One, Gus O’Donnell, the cabinet secretary from 2005 to 2011, suggested parliament should seize control if the prime minister continues to drag his heels.

“When John Major was faced with all sorts of sleaze issues, he took the opportunity to set up systems that improved the integrity of public life and improved people’s trust in public life,” Lord O’Donnell said.

“What we would like the prime minister to do is to look at the committee on standards in public life report and institute their recommendations.”

The peer said the post of the prime minister’s adviser on ministerial interests – currently Christopher Geidt – must be on “a statutory basis”, able to launch probes into alleged breaches of the ministerial code.

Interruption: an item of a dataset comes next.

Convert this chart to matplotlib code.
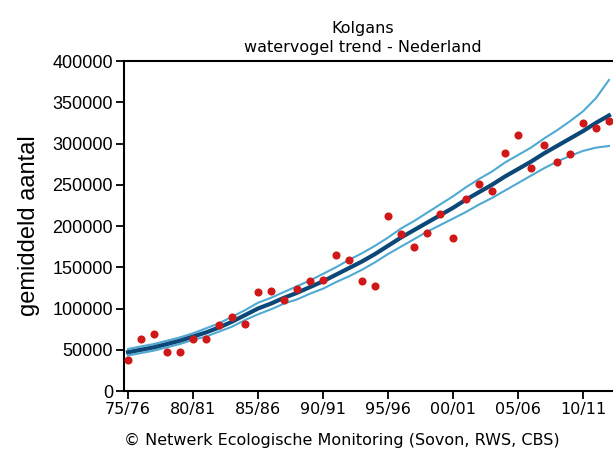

And, speaking to BBC Radio 4, he added: “This is for parliament to decide – and I would, personally, urge parliament to say yes, he should have the right to do that.”

Pressure has grown on Mr Johnson after refusal to allow investigation of Robert Jenrick and Matt Hancock, a controversy fuelled by the botched attempt to fix anti-sleaze rules to clear Mr Paterson.

But, despite the backlash and the Tories’ slump in the polls, the party chair Oliver Dowden indicated there would be no rethink in Downing Street.

“It has been the case in the past, and will continue to be the case, that the prime minister has discussions with the independent advisor to determine whether to conduct those investigations,” Mr Dowden said.

In a letter to The Times, the five cabinet secretaries – also including Lord Butler, Lord Wilson, Lord Turnbull and Lord Sedwill – also called for the commissioner for public appointments to be truly independent.

And the much-criticised watchdog for policing ex-ministers taking up jobs with private firms – often in the area of their former departments – should be beefed up, they said.

The ministerial code “must be strictly enforced”, the letter states, “recognising that some breaches are more important than others”.

“Good people will behave well. Bad people may find ways round whatever rules there are, and we should aim to frame regulations to make cheating them harder,” the ex-cabinet secretaries said.